#### [Aim of the task]
Quote the lines that run from the line containing "Output the web" down to the line containing "['CF', 'AF', 'Dor', 'EGS', 'Vit', 'AS', 'AE', 'SM'];". Include both of those lines, reproduce each exactly, and omit everything else.

#### [Records for the exercise]
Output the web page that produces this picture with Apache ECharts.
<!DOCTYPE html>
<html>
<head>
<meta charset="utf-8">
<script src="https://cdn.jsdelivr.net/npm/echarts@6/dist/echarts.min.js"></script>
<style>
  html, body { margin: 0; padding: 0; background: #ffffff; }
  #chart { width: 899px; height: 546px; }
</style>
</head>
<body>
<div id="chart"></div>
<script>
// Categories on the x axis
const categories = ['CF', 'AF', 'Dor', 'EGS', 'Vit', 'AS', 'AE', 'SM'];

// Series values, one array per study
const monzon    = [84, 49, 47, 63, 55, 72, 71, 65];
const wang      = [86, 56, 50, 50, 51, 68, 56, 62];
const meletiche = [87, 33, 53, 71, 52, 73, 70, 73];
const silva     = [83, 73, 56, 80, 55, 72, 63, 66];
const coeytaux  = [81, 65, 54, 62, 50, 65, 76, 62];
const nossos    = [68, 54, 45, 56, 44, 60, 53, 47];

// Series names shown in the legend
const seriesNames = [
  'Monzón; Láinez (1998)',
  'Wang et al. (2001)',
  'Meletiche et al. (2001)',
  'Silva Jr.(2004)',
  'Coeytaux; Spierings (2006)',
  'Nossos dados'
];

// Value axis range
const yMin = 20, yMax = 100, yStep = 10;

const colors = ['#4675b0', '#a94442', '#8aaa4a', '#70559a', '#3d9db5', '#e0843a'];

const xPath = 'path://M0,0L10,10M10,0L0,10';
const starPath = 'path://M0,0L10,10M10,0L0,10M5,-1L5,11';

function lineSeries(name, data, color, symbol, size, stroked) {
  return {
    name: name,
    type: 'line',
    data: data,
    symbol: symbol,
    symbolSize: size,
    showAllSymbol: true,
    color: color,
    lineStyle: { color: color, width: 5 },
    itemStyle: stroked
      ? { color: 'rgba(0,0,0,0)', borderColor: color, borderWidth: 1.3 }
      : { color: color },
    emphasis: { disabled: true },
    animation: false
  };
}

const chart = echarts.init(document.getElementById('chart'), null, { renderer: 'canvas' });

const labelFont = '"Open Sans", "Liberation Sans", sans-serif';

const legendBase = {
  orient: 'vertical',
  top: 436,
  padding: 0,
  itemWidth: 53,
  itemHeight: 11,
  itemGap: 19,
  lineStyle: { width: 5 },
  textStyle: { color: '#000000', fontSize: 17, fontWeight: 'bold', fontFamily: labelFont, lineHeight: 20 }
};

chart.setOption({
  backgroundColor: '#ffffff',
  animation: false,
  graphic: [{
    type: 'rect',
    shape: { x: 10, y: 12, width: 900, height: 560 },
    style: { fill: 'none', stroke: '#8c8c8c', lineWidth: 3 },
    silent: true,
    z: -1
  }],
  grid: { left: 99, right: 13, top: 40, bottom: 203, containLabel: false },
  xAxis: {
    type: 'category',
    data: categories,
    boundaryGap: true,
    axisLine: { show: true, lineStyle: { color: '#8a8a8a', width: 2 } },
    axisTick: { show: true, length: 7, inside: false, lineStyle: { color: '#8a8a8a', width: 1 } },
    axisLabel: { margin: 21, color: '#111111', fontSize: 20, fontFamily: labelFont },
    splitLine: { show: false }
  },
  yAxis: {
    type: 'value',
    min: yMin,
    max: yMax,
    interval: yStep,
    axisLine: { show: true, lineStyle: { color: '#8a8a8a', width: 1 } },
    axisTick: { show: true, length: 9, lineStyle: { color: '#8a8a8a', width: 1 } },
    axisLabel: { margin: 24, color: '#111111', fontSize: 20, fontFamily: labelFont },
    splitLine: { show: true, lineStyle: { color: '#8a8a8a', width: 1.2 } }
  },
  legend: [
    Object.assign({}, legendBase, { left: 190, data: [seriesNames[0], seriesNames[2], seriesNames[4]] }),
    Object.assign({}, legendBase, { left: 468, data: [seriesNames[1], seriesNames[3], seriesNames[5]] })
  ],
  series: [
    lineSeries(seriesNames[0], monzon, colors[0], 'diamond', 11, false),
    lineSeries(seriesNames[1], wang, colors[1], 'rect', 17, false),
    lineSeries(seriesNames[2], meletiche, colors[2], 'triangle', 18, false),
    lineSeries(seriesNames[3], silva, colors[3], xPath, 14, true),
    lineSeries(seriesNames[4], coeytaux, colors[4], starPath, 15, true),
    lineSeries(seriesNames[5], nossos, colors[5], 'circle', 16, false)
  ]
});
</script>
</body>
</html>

--

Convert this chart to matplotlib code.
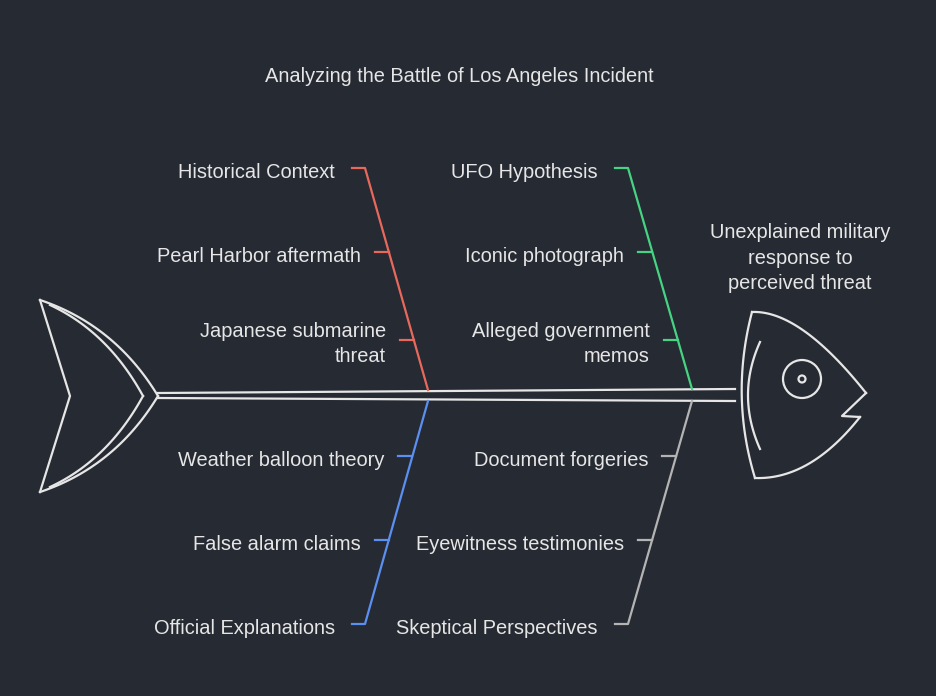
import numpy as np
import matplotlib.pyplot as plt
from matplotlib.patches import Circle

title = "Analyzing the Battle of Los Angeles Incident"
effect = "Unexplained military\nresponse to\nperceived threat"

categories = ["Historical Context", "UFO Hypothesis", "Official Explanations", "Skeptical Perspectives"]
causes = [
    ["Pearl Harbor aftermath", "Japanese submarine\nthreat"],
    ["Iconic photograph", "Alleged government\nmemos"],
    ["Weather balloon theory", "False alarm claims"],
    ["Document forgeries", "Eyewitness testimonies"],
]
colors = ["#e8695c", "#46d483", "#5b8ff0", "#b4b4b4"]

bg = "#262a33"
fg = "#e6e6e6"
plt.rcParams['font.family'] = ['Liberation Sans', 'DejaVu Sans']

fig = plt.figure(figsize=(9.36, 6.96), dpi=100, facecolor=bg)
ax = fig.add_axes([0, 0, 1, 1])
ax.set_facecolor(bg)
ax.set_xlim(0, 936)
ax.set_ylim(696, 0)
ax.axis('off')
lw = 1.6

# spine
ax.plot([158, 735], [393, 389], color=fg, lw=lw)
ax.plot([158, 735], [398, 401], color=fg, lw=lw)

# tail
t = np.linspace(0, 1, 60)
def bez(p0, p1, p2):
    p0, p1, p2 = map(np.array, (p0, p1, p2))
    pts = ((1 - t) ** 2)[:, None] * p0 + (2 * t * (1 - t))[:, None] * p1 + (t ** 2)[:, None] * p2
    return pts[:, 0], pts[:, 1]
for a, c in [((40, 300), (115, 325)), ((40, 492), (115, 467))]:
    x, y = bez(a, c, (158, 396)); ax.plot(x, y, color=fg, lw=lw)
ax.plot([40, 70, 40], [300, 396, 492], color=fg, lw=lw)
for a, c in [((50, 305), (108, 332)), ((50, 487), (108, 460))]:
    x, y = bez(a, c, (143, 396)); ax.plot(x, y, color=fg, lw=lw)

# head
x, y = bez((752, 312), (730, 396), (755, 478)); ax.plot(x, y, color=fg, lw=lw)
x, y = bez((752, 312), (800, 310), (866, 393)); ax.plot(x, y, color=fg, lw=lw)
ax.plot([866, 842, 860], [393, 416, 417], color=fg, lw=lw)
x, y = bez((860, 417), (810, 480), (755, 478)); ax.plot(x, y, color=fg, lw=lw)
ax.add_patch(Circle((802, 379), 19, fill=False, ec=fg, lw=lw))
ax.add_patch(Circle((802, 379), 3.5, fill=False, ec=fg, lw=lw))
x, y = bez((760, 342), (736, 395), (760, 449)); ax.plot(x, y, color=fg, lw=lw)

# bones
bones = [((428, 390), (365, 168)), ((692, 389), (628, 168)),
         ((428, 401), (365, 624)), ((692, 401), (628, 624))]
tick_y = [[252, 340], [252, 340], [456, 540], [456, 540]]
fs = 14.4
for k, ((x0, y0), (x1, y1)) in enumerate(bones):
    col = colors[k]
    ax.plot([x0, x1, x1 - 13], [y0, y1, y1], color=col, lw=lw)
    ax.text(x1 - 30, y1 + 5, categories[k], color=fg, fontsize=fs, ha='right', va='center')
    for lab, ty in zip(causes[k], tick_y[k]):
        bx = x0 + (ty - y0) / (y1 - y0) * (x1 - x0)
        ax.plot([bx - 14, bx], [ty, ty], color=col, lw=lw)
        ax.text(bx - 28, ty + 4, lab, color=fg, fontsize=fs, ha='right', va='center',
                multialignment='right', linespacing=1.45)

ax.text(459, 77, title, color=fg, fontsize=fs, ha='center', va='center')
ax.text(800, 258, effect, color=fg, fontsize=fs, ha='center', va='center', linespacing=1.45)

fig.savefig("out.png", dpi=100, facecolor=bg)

#### [Solution to this exercise]
Output the web page that produces this picture with Apache ECharts.
<!DOCTYPE html>
<html>
<head>
<meta charset="utf-8">
<script src="https://cdn.jsdelivr.net/npm/echarts@6/dist/echarts.min.js"></script>
<style>
  html, body { margin: 0; padding: 0; background: #ffffff; }
  #chart { width: 899px; height: 546px; }
</style>
</head>
<body>
<div id="chart"></div>
<script>
// Categories on the x axis
const categories = ['CF', 'AF', 'Dor', 'EGS', 'Vit', 'AS', 'AE', 'SM'];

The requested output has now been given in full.